Challenges and Considerations

While open-source CISC models offer many benefits, educators must address several challenges:

  • Toolchain complexity: Setting up simulators, HDL compilers, and waveform viewers can be daunting for beginners. Provide pre-configured virtual machines or Docker images.
  • Scale of the ISA: A full x86 core is too complex for a semester project. Choose or design a simplified CISC ISA that retains educational value.
  • Debugging: CISC models with microcode can be opaque; require students to add trace macros that print microinstruction execution.
  • Licensing: Ensure all project components use compatible open-source licenses to avoid legal hurdles when sharing.

Despite these issues, the trend toward open-source hardware in education continues to grow. Major initiatives like the Open Source SoC Project and the growth of the RISC-V ecosystem have shown that open cores can be production-ready. Similar efforts for CISC education are emerging, such as the Am2901 bit-slice tutorial and the LSASIM educational simulator.
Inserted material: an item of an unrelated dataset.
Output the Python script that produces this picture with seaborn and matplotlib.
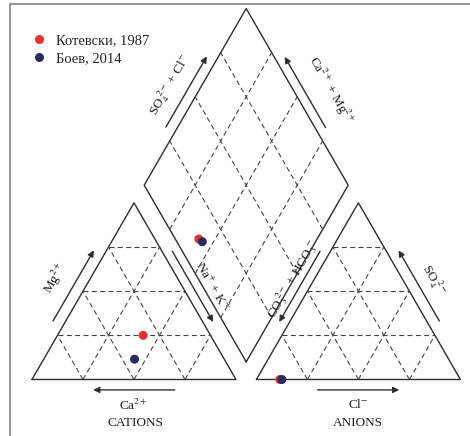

Extending Models with Pipelining and Caches

Advanced courses can extend a basic CISC model to include pipeline stages (fetch, decode, execute, writeback) and simple caches. Because the original design is open-source, students can experiment with different pipeline depths or cache policies and measure performance trade-offs. This type of project is more engaging and realistic than working only with prepackaged simulation tools.

Conclusion

Developing open-source CISC processor models for educational purposes empowers students to become active participants in learning computer architecture. By working with real HDL code, microprograms, and simulation environments, they gain skills directly applicable to careers in hardware design, embedded systems, and low-level software development. The availability of free tools like Icarus Verilog, Logisim-evolution, and GTKWave, combined with open core repositories, makes it feasible for any institution to launch such a project. As the open-source hardware movement continues, we can expect richer, more interactive CISC models that will further enhance computer engineering education worldwide.